Listed records |
--*--
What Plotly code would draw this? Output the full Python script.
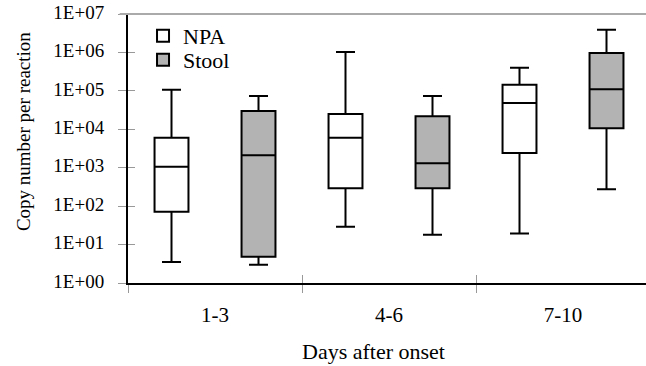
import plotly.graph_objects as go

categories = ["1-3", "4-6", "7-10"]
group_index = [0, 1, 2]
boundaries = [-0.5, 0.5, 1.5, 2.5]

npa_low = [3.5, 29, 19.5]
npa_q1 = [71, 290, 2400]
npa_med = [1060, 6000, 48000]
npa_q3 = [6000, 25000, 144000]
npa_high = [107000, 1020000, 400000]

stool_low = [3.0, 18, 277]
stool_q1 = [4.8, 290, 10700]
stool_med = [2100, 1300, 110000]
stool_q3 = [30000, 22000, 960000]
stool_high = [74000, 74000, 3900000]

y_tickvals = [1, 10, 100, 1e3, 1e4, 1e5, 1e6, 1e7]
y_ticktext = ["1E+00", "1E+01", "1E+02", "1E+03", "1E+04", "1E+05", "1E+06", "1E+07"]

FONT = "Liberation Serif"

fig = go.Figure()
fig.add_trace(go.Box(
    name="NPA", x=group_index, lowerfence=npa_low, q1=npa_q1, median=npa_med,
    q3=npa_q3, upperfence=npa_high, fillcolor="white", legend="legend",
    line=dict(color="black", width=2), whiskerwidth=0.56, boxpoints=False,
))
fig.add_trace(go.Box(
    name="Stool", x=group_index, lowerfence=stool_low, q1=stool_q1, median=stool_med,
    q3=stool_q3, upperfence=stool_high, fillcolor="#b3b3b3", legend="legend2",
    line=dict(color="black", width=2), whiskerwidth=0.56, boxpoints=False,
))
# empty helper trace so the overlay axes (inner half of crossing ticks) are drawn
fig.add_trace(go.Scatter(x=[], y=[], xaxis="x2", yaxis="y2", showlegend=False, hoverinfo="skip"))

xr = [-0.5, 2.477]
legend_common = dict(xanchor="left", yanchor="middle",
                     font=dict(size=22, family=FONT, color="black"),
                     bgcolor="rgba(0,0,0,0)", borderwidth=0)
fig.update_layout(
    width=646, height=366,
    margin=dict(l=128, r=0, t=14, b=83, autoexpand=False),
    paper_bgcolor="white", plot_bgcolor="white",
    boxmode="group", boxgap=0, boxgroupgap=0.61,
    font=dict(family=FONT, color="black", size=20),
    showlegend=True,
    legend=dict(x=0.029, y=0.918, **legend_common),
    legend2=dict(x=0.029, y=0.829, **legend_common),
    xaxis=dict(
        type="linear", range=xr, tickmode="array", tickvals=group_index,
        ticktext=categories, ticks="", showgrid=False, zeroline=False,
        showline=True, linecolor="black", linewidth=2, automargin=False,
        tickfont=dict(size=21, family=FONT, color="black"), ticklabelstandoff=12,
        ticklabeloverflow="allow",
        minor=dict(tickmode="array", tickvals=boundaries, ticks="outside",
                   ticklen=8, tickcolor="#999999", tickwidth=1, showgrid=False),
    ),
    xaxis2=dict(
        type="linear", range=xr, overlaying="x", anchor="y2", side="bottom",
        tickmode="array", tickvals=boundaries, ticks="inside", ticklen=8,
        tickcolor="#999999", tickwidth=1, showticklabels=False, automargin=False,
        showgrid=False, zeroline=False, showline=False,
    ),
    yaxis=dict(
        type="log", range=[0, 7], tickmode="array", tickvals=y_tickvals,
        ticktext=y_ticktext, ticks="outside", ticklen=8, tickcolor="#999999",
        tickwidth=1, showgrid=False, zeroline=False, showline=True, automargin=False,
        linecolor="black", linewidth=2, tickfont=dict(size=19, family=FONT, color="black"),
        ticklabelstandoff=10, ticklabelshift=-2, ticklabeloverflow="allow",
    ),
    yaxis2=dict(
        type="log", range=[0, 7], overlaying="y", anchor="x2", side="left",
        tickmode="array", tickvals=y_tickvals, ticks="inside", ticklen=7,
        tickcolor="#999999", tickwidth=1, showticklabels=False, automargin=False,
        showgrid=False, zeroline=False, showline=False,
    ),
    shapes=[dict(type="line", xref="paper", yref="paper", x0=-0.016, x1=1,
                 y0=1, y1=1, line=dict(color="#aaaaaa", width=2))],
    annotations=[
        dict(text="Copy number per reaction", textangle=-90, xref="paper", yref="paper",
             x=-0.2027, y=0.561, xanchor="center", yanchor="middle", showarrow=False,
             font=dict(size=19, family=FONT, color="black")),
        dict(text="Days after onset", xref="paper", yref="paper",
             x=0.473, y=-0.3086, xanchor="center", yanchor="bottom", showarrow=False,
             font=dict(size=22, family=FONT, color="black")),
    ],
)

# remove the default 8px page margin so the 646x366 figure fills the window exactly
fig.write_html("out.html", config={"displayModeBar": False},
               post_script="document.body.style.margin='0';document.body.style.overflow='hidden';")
--*--
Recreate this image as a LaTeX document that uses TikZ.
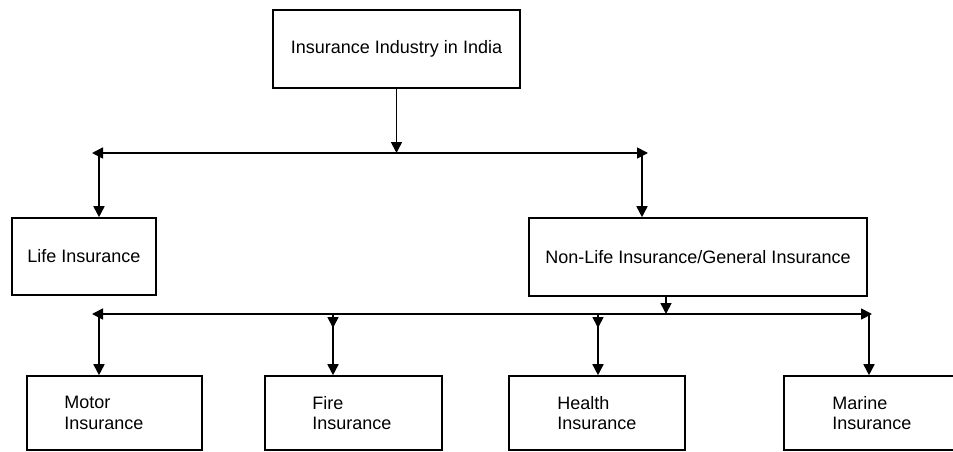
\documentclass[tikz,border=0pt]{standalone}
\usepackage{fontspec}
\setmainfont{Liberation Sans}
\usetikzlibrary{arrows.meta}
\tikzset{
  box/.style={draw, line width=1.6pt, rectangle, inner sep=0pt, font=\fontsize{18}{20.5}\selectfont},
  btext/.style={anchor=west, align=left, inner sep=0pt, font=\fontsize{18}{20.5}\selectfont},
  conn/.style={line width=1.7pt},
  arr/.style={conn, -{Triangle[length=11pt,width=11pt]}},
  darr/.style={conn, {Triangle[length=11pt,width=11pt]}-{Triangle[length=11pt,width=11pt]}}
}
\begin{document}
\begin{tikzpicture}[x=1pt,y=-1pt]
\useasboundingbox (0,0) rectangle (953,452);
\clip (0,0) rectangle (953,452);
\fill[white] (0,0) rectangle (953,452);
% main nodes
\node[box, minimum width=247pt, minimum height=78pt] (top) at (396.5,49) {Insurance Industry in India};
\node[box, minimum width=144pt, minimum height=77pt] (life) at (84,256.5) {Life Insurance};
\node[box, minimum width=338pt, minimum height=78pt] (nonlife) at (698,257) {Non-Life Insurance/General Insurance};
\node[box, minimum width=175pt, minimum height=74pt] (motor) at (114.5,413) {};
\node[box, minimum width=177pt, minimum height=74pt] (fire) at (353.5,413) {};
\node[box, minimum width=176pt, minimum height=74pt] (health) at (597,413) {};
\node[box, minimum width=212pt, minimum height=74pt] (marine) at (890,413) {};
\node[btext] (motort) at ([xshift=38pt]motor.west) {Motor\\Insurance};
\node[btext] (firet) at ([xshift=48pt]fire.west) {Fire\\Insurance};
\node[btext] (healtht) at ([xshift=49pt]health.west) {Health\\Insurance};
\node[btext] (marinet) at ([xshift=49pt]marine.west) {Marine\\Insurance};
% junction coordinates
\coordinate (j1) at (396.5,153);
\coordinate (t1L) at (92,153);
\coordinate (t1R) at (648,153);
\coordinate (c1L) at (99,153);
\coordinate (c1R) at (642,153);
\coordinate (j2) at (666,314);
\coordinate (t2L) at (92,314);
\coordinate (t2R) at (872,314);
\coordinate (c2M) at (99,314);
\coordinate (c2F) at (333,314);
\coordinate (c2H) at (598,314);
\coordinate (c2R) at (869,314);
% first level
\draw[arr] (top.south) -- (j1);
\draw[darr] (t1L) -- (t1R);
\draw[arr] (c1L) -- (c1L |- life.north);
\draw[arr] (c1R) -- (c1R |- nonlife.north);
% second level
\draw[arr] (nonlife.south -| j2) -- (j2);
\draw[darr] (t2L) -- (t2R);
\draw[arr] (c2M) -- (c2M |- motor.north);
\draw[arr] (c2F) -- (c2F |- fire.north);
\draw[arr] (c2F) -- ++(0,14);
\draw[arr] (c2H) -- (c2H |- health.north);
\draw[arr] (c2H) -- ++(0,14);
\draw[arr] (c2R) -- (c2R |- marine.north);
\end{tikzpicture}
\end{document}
--*--
Brief |
Wherever the word "this" occurs in a line of the listing, copy that line.

Solved problem |
What Plotly code would draw this? Output the full Python script.
Recreate this image as a LaTeX document that uses TikZ.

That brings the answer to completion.